Les nouveaux arrivants dans l’entreprise sont également à risques. Pour se créer son réseau, apprendre les codes de l’entreprise, pouvoir prendre du recul et gérer le stress, comment se passer de ces moments informels ? La rotation dans les équipes liée au travail hybride ne permet pas de construire facilement ses repères et de bénéficier de la transmission de collègues plus expérimentés.
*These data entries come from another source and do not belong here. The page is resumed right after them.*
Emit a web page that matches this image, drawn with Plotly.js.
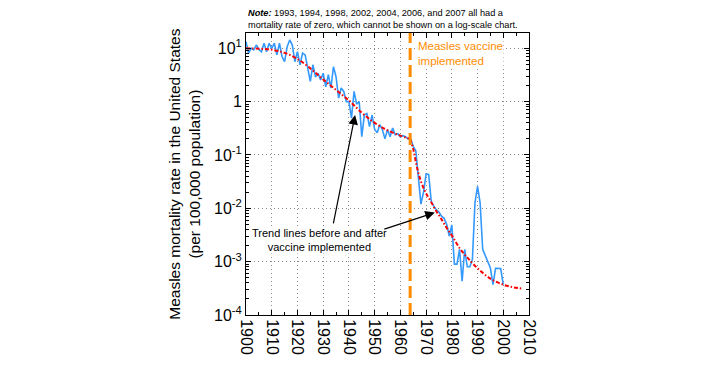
<!DOCTYPE html>
<html><head><meta charset="utf-8">
<script src="https://cdn.plot.ly/plotly-3.0.1.min.js"></script>
<style>html,body{margin:0;padding:0;background:#fff}#c{width:703px;height:369px}</style>
</head><body><div id="c"></div>
<script>
// Measles mortality rate per 100,000 (years with zero deaths omitted)
var years = [1900,1901,1902,1903,1904,1905,1906,1907,1908,1909,
             1910,1911,1912,1913,1914,1915,1916,1917,1918,1919,
             1920,1921,1922,1923,1924,1925,1926,1927,1928,1929,
             1930,1931,1932,1933,1934,1935,1936,1937,1938,1939,
             1940,1941,1942,1943,1944,1945,1946,1947,1948,1949,
             1950,1951,1952,1953,1954,1955,1956,1957,1958,1959,
             1960,1961,1962,1963,1964,1965,1966,1967,1968,1969,
             1970,1971,1972,1973,1974,1975,1976,1977,1978,1979,
             1980,1981,1982,1983,1984,1985,1986,1987,1988,1989,
             1990,1991,1992,1995,1996,1997,1999,2000];
var rates = [13.3,8.1,10.0,9.3,11.5,9.5,8.6,12.4,8.6,12.4,
             10.0,12.4,7.5,12.4,7.0,5.6,10.7,14.3,11.5,5.6,
             8.6,4.9,8.1,7.5,4.2,2.4,4.9,2.9,3.4,2.55,
             3.4,1.9,3.2,1.8,4.5,2.9,1.16,1.8,1.55,1.0,
             1.0,0.49,1.55,0.9,1.0,0.22,0.56,0.6,0.34,0.56,
             0.3,0.26,0.37,0.3,0.2,0.3,0.22,0.32,0.24,0.25,
             0.22,0.23,0.22,0.2,0.2,0.145,0.12,0.04,0.012,0.02,
             0.044,0.043,0.0135,0.011,0.0093,0.0085,0.0071,0.0065,0.005,0.003,
             0.0049,0.0009,0.0009,0.0017,0.00043,0.0017,0.0008,0.0008,0.0011,0.0126,
             0.0257,0.0126,0.0017,0.00076,0.00037,0.00075,0.00074,0.00037];
// Trend lines
var preTrendYears = [1900,1905,1910,1915,1920,1925,1930,1935,1940,1945,1950,1955,1960,1963.8];
var preTrendVals  = [10,9.8,9.4,8.2,6.3,4.2,2.6,1.65,1.05,0.62,0.4,0.29,0.23,0.2];
var postTrendYears = [1963.8,1965,1966,1967,1968,1969,1970,1972,1974,1976,1978,1980,1983,1986,1990,1995,2000,2004,2007.7];
var postTrendVals  = [0.2,0.13,0.075,0.046,0.032,0.024,0.019,0.013,0.0088,0.0062,0.0043,0.0031,0.0018,0.0012,0.00075,0.00048,0.00037,0.00033,0.00031];
// Axis tick labels
var yTickVals = [0.0001,0.001,0.01,0.1,1,10];
var yTickText = ['10<sup>-4</sup>','10<sup>-3</sup>','10<sup>-2</sup>','10<sup>-1</sup>','1','10<sup>1</sup>'];
var xTickVals = [1900,1910,1920,1930,1940,1950,1960,1970,1980,1990,2000,2010];
var xTickText = ['1900','1910','1920','1930','1940','1950','1960','1970','1980','1990','2000','2010'];
var vaccineYear = 1963.8;

var FONT = 'Liberation Sans, Arial, sans-serif';
var traces = [
  {x: years, y: rates, type: 'scatter', mode: 'lines', line: {color: '#3399FF', width: 1.6}, hoverinfo: 'skip'},
  {x: preTrendYears, y: preTrendVals, type: 'scatter', mode: 'lines', line: {color: '#FF0000', width: 2, dash: '4px,2px,1.5px,2px', shape: 'spline'}},
  {x: postTrendYears, y: postTrendVals, type: 'scatter', mode: 'lines', line: {color: '#FF0000', width: 2, dash: '4px,2px,1.5px,2px', shape: 'spline'}}
];
var layout = {
  width: 703, height: 369,
  margin: {l: 245.7, r: 173.7, t: 33, b: 53.5, pad: 0},
  paper_bgcolor: '#fff', plot_bgcolor: '#fff',
  showlegend: false,
  font: {family: FONT, color: '#000'},
  xaxis: {
    range: [1900, 2010], tickmode: 'array', tickvals: xTickVals, ticktext: xTickText,
    tickangle: 90, tickfont: {size: 16, family: FONT},
    ticks: 'inside', ticklen: 5, tickcolor: '#000',
    showline: true, linecolor: '#000', linewidth: 1, mirror: 'ticks',
    showgrid: true, gridcolor: '#8a8a8a', griddash: '1px,3px', gridwidth: 1, zeroline: false,
    minor: {dtick: 5, tick0: 1900, ticks: 'inside', ticklen: 3, tickcolor: '#000', showgrid: false}
  },
  yaxis: {
    type: 'log', range: [-4, 1.286], tickmode: 'array', tickvals: yTickVals, ticktext: yTickText,
    tickfont: {size: 16, family: FONT},
    ticks: 'inside', ticklen: 5, tickcolor: '#000',
    showline: true, linecolor: '#000', linewidth: 1, mirror: 'ticks',
    showgrid: true, gridcolor: '#8a8a8a', griddash: '1px,3px', gridwidth: 1, zeroline: false,
    minor: {dtick: 'D1', ticks: 'inside', ticklen: 3, tickcolor: '#000', showgrid: false}
  },
  shapes: [
    {type: 'line', xref: 'x', yref: 'paper', x0: vaccineYear, x1: vaccineYear, y0: 0, y1: 1,
     line: {color: '#FF8C00', width: 3, dash: '12px,5px'}}
  ],
  annotations: [
    {xref: 'paper', yref: 'paper', x: -0.22, y: 0.5, xanchor: 'center', yanchor: 'middle', textangle: -90,
     text: 'Measles mortality rate in the United States<br>(per 100,000 population)', showarrow: false,
     font: {size: 15.5, family: FONT, color: '#000'}},
    {xref: 'x', yref: 'paper', x: 1900, y: 1, xanchor: 'left', yanchor: 'bottom', align: 'left', yshift: 1,
     text: '<b><i>Note:</i></b> 1993, 1994, 1998, 2002, 2004, 2006, and 2007 all had a<br>mortality rate of zero, which cannot be shown on a log-scale chart.',
     showarrow: false, font: {size: 9.2, family: FONT, color: '#000'}},
    {xref: 'x', yref: 'paper', x: 1966.5, y: 1, xanchor: 'left', yanchor: 'top', align: 'left', yshift: -6,
     bgcolor: '#fff', borderpad: 0,
     text: 'Measles vaccine<br>implemented', showarrow: false, font: {size: 11.5, family: FONT, color: '#FF8C00'}},
    {xref: 'x', yref: 'y', x: 1928.6, y: -2.6, xanchor: 'center', yanchor: 'middle', align: 'center',
     bgcolor: '#fff', borderpad: 0,
     text: 'Trend lines before and after<br>vaccine implemented', showarrow: false, font: {size: 11, family: FONT, color: '#000'}},
    {xref: 'x', yref: 'y', x: 1942.4, y: -0.25, text: '', showarrow: true, arrowhead: 2, arrowsize: 1.6, arrowwidth: 1.2,
     arrowcolor: '#000', ax: -22, ay: 110, standoff: 0},
    {xref: 'x', yref: 'y', x: 1973.4, y: -2.08, text: '', showarrow: true, arrowhead: 2, arrowsize: 1.6, arrowwidth: 1.2,
     arrowcolor: '#000', ax: -52, ay: 17, standoff: 0}
  ]
};
Plotly.newPlot('c', traces, layout, {staticPlot: true, displayModeBar: false});
</script>
</body></html>
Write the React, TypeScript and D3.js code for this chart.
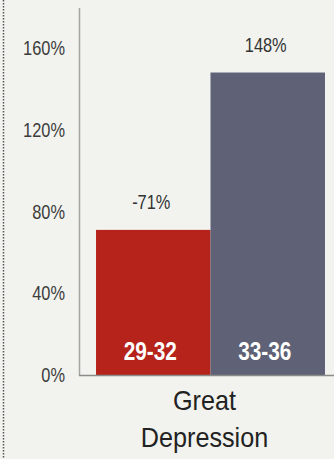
import React from "react";
import * as d3 from "d3";

const categories = ["29-32", "33-36"];
const values = [71, 148];
const valueLabels = ["-71%", "148%"];
const barColors = ["#b5231a", "#5f6176"];
const yTicks = [0, 40, 80, 120, 160];
const groupLabel = ["Great", "Depression"];

const W = 334;
const H = 459;
const SANS = "'Liberation Sans', Arial, sans-serif";

function Narrow(props: { x: number; y: number; sx?: number; anchor?: string; size: number; weight?: string; fill: string; dy?: string; children: React.ReactNode }) {
  const sx = props.sx ?? 0.82;
  return (
    <text
      transform={`translate(${props.x},${props.y}) scale(${sx},1)`}
      dy={props.dy}
      textAnchor={props.anchor ?? "middle"}
      fontFamily={SANS}
      fontSize={props.size}
      fontWeight={props.weight}
      fill={props.fill}
    >
      {props.children}
    </text>
  );
}

export default function App() {
  const x = d3.scaleBand<string>().domain(categories).range([80, 341]).paddingInner(0).paddingOuter(0.14);
  const y = d3.scaleLinear().domain([0, 160]).range([375, 48]);
  const cx = (x(categories[0])! + x(categories[1])! + x.bandwidth()) / 2;

  return (
    <div style={{ position: "absolute", left: 0, top: 0 }}>
      <svg width={W} height={H} style={{ display: "block" }}>
        <rect x={0} y={0} width={W} height={H} fill="#f2f3ee" />
        <line x1={3.5} x2={3.5} y1={0} y2={H} stroke="#555" strokeWidth={1.5} strokeDasharray="1.5,1.5" />
        {yTicks.map((t) => (
          <Narrow key={t} x={65} y={y(t)} dy="0.36em" anchor="end" size={20} fill="#3c3c3c">
            {t}%
          </Narrow>
        ))}
        {categories.map((c, i) => (
          <g key={c}>
            <rect x={x(c)} y={y(values[i])} width={x.bandwidth()} height={y(0) - y(values[i])} fill={barColors[i]} />
            <Narrow x={x(c)! + x.bandwidth() / 2 - 2} y={y(values[i]) - 21} size={20} fill="#333">
              {valueLabels[i]}
            </Narrow>
            <Narrow x={x(c)! + x.bandwidth() / 2 - 3} y={360} size={26} weight="bold" sx={0.8} fill="#fff">
              {c}
            </Narrow>
          </g>
        ))}
        <line x1={79.5} x2={79.5} y1={8} y2={375.5} stroke="#a2a5a2" strokeWidth={1.5} />
        <line x1={79} x2={W} y1={375.5} y2={375.5} stroke="#8a8c8a" strokeWidth={1.5} />
        <Narrow x={cx - 6} y={410} size={28} sx={0.9} fill="#222">
          {groupLabel[0]}
        </Narrow>
        <Narrow x={cx - 6} y={447} size={28} sx={0.9} fill="#222">
          {groupLabel[1]}
        </Narrow>
      </svg>
    </div>
  );
}
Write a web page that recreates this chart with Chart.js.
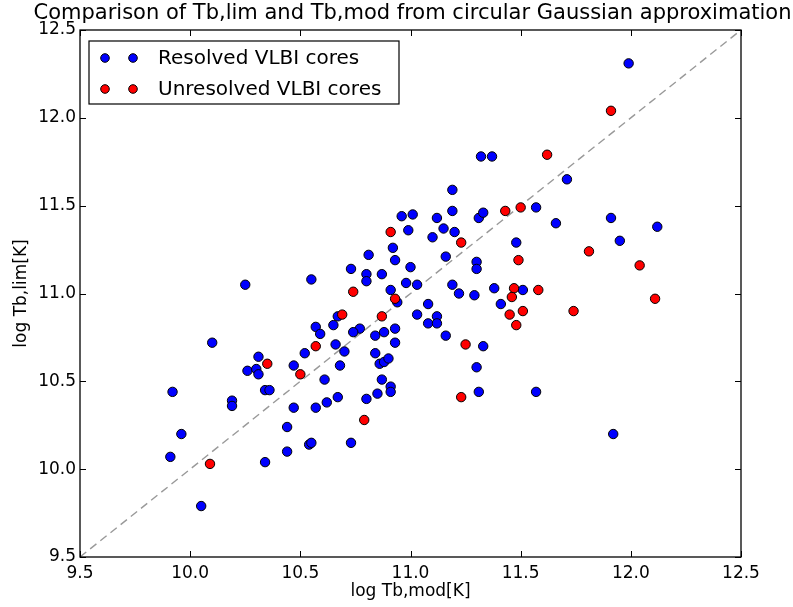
<!DOCTYPE html>
<html>
<head>
<meta charset="utf-8">
<script src="https://cdn.jsdelivr.net/npm/chart.js@4"></script>
<style>
  html, body { margin: 0; padding: 0; background: #fff; }
  #container { width: 793px; height: 607px; }
</style>
</head>
<body>
<div id="container"><canvas id="chartContainer" width="793" height="607"></canvas></div>
<script>
const resolvedX = [
    11.32, 11.37, 11.19, 11.19, 10.96, 11.01, 11.12, 11.31, 11.33, 10.99,
    11.15, 11.10, 11.20, 10.92, 11.48, 10.81, 11.16, 10.93, 11.30, 11.30,
    10.73, 11.00, 10.55, 10.80, 10.80, 10.87, 10.98, 11.03, 10.91, 11.19,
    11.22, 11.29, 11.38, 11.51, 10.94, 11.08, 11.41, 10.67, 11.03, 11.12,
    11.08, 11.12, 10.57, 10.59, 10.65, 10.77, 10.74, 10.93, 10.84, 10.88,
    10.93, 11.16, 10.66, 11.33, 10.10, 10.25, 10.70, 10.52, 10.84, 10.86,
    10.88, 10.90, 10.68, 10.61, 10.87, 10.91, 10.91, 11.30, 11.31, 10.57,
    10.62, 10.67, 10.80, 10.85, 10.54, 10.55, 10.73, 10.31, 10.26, 10.30,
    10.31, 10.47, 9.92, 10.34, 10.36, 10.19, 10.19, 10.47, 9.96, 10.44,
    9.91, 10.34, 10.44, 10.05, 11.99, 11.71, 11.57, 11.66, 11.91, 12.12,
    11.95, 11.57, 11.92,
];
const resolvedY = [
    11.78, 11.78, 11.59, 11.47, 11.44, 11.45, 11.43, 11.43, 11.46, 11.36,
    11.37, 11.32, 11.35, 11.26, 11.29, 11.22, 11.21, 11.19, 11.18, 11.14,
    11.14, 11.15, 11.08, 11.11, 11.07, 11.11, 11.06, 11.05, 11.02, 11.05,
    11.00, 10.99, 11.03, 11.02, 10.95, 10.94, 10.94, 10.87, 10.88, 10.87,
    10.83, 10.83, 10.81, 10.77, 10.82, 10.80, 10.78, 10.80, 10.76, 10.78,
    10.72, 10.76, 10.71, 10.70, 10.72, 11.05, 10.67, 10.66, 10.66, 10.60,
    10.61, 10.63, 10.59, 10.51, 10.51, 10.47, 10.44, 10.58, 10.44, 10.35,
    10.38, 10.41, 10.40, 10.43, 10.14, 10.15, 10.15, 10.64, 10.56, 10.57,
    10.54, 10.59, 10.44, 10.45, 10.45, 10.39, 10.36, 10.35, 10.20, 10.24,
    10.07, 10.04, 10.10, 9.79, 12.31, 11.65, 11.49, 11.40, 11.43, 11.38,
    11.30, 10.44, 10.20,
];
const unresolvedX = [
    11.43, 11.50, 10.91, 11.23, 11.49, 10.74, 11.47, 11.46, 10.93, 10.69,
    10.87, 11.45, 11.51, 11.48, 10.57, 11.25, 11.91, 11.62, 11.81, 12.04,
    11.58, 11.74, 12.11, 10.35, 10.50, 10.09, 10.79, 11.23,
];
const unresolvedY = [
    11.47, 11.49, 11.35, 11.29, 11.19, 11.01, 11.03, 10.98, 10.97, 10.88,
    10.87, 10.88, 10.90, 10.82, 10.70, 10.71, 12.04, 11.79, 11.24, 11.16,
    11.02, 10.90, 10.97, 10.60, 10.54, 10.03, 10.28, 10.41,
];
const oneToOne = [9.5, 12.5];
const tickValues = [9.5, 10.0, 10.5, 11.0, 11.5, 12.0, 12.5];
const chartTitle = 'Comparison of Tb,lim and Tb,mod from circular Gaussian approximation';

function toPoints(xs, ys) {
    return xs.map((x, i) => ({ x: x, y: ys[i] }));
}

const font = 'DejaVu Sans';

// matplotlib style frame, inward ticks on all four sides, title over the axes and the legend box
const mplFrame = {
    id: 'mplFrame',
    afterDraw(chart) {
        const ctx = chart.ctx;
        const a = chart.chartArea;
        const xs = chart.scales.x;
        const ys = chart.scales.y;
        ctx.save();
        ctx.strokeStyle = '#000';
        ctx.lineWidth = 1;
        tickValues.forEach(v => {
            const px = Math.round(xs.getPixelForValue(v)) + 0.5;
            ctx.beginPath();
            ctx.moveTo(px, a.bottom); ctx.lineTo(px, a.bottom - 6);
            ctx.moveTo(px, a.top); ctx.lineTo(px, a.top + 6);
            ctx.stroke();
            const py = Math.round(ys.getPixelForValue(v)) + 0.5;
            ctx.beginPath();
            ctx.moveTo(a.left, py); ctx.lineTo(a.left + 6, py);
            ctx.moveTo(a.right, py); ctx.lineTo(a.right - 6, py);
            ctx.stroke();
        });
        ctx.lineWidth = 1.3;
        ctx.strokeRect(a.left, a.top, a.right - a.left, a.bottom - a.top);

        // title centred over the axes
        ctx.fillStyle = '#000';
        ctx.font = '21px "' + font + '"';
        ctx.textAlign = 'center';
        ctx.textBaseline = 'middle';
        ctx.fillText(chartTitle, (a.left + a.right) / 2 + 2, 14);

        // legend: two markers per entry, like matplotlib
        const bx = a.left + 9, by = a.top + 11, bw = 310, bh = 63;
        ctx.fillStyle = '#fff';
        ctx.fillRect(bx, by, bw, bh);
        ctx.lineWidth = 1.2;
        ctx.strokeRect(bx, by, bw, bh);
        ctx.font = '20px "' + font + '"';
        ctx.textAlign = 'left';
        const sets = chart.data.datasets.filter(d => d.showInLegend);
        sets.forEach((d, i) => {
            const cy = by + 17 + i * 31;
            [bx + 16, bx + 44].forEach(cx => {
                ctx.beginPath();
                ctx.arc(cx, cy, 4.3, 0, Math.PI * 2);
                ctx.fillStyle = d.backgroundColor;
                ctx.fill();
                ctx.lineWidth = 1;
                ctx.strokeStyle = '#000';
                ctx.stroke();
            });
            ctx.fillStyle = '#000';
            ctx.fillText(d.label, bx + 69, cy + 1);
        });
        ctx.restore();
    }
};

const data = {
    datasets: [{
        type: 'line',
        label: '1:1',
        data: toPoints(oneToOne, oneToOne),
        borderColor: '#999999',
        borderWidth: 1.4,
        borderDash: [8, 5],
        pointRadius: 0,
        order: 3,
    }, {
        label: 'Resolved VLBI cores',
        data: toPoints(resolvedX, resolvedY),
        backgroundColor: '#0000ff',
        borderColor: '#000000',
        borderWidth: 1,
        pointRadius: 4.7,
        showInLegend: true,
        order: 2,
    }, {
        label: 'Unresolved VLBI cores',
        data: toPoints(unresolvedX, unresolvedY),
        backgroundColor: '#ff0000',
        borderColor: '#000000',
        borderWidth: 1,
        pointRadius: 4.7,
        showInLegend: true,
        order: 1,
    }]
};

const config = {
    type: 'scatter',
    data: data,
    options: {
        responsive: false,
        animation: false,
        layout: { padding: { left: 0, right: 52, top: 30, bottom: 0 } },
        plugins: {
            legend: { display: false },
            tooltip: { enabled: false },
            title: { display: false },
        },
        scales: {
            x: {
                type: 'linear',
                min: 9.5,
                max: 12.5,
                afterBuildTicks: s => { s.ticks = tickValues.map(v => ({ value: v })); },
                afterFit: s => { s.height = 50; },
                grid: { display: false, drawTicks: false },
                border: { display: false },
                ticks: {
                    color: '#000',
                    padding: 6,
                    maxRotation: 0,
                    font: { family: font, size: 17 },
                    callback: v => v.toFixed(1),
                },
                title: {
                    display: true,
                    text: 'log Tb,mod[K]',
                    color: '#000',
                    font: { family: font, size: 17 },
                    padding: { top: 0, bottom: 5 },
                },
            },
            y: {
                type: 'linear',
                min: 9.5,
                max: 12.5,
                afterBuildTicks: s => { s.ticks = tickValues.map(v => ({ value: v })); },
                afterFit: s => { s.width = 80; },
                grid: { display: false, drawTicks: false },
                border: { display: false },
                ticks: {
                    color: '#000',
                    padding: 4,
                    font: { family: font, size: 17 },
                    callback: v => v.toFixed(1),
                },
                title: {
                    display: true,
                    text: 'log Tb,lim[K]',
                    color: '#000',
                    font: { family: font, size: 17 },
                    padding: { top: 11, bottom: 0 },
                },
            },
        },
    },
    plugins: [mplFrame],
};

const myChart = new Chart(document.getElementById('chartContainer'), config);
</script>
</body>
</html>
Au-delà des enjeux de socialisation pendant la phase d’intégration, le télétravail peut aussi avoir des effets à plus long terme sur la montée en compétences des profils les plus juniors.

Ainsi, selon l’étude américaine Smartsheet publiée en 2020[5]74% des salariés de la génération Z s’estimaient moins informés sur l’actualité de leur entreprise depuis qu’ils avaient commencé à télétravailler vs. 50% des salariés de la génération des Baby-Boomers.

Toujours selon cette étude, 82 % des travailleurs de la génération Z ont déclaré se sentir « moins connectés » à leur entreprise et leur équipe en travaillant à distance, tandis qu’environ la moitié d’entre eux ont déclaré avoir des problèmes de communication au travail et des difficultés à obtenir les ressources nécessaires pour accomplir leurs missions.

La différence entre le télétravail total pendant la crise sanitaire et le travail en mode hybride ouvre cependant des perspectives qui limitent ces risques, à conditions d’en prendre conscience et d’œuvrer individuellement et collectivement pour les éviter.

Comment éviter les risques d’inégalités liés à au travail hybride ?

Chacun peut contribuer à réduire ces risques à son échelle.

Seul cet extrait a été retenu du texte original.